NCPA - National Center for Policy Analysis

The Choice Of A New Budget Director

November 18, 1998

One of the first major decisions Rep. Bob Livingston of Louisiana will have to make as Speaker of the House is the appointment of a new director for the Congressional Budget Office (CBO). Current director June O'Neill's four-year term expires on January 3 and she is not seeking reappointment. By law, the new director is appointed jointly by the Speaker of the House and the President Pro Tempore of the Senate, who is Sen. Strom Thurmond (R-S.C.).

CBO's baseline budget estimates provide the framework within which all budgetary legislation is considered. In the last two years, it has been severely criticized for the inaccuracy of its baseline budget forecasts. In particular, revenues were seriously underestimated, causing the deficit to be overestimated. For example,

  • In January the CBO projected federal revenues at $1,665 billion and a deficit of $57 billion in fiscal year 1998, which ended on September 30.
  • Actual revenues ended up at $1,721 billion, $56 billion higher than estimated.
  • The deficit turned into a surplus of $70 billion, a turnaround of $127 billion in just 9 months.
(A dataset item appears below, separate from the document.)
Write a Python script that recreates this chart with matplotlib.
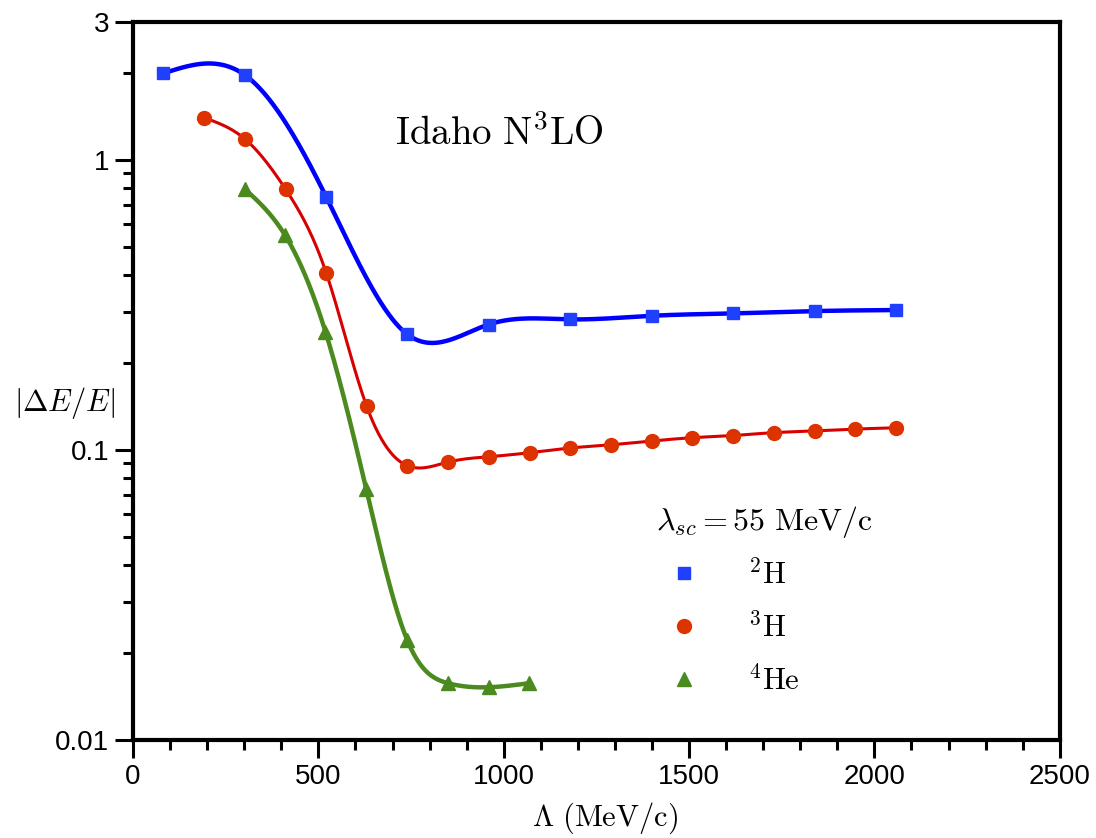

If congressional Republicans had a more accurate estimate of revenues and the deficit in January they would have pushed much harder for a tax cut this year. In the recent election, exit polls indicate Republican losses stemmed mainly from high-income voters who switched their votes from Republican in 1994 and 1996 to Democrat this year. This is a group that may well have stayed in the Republican camp had the party delivered on the promise of a tax cut. The proposed $80 billion tax cut, offered in the final days of the legislative session, was too little and much too late to help.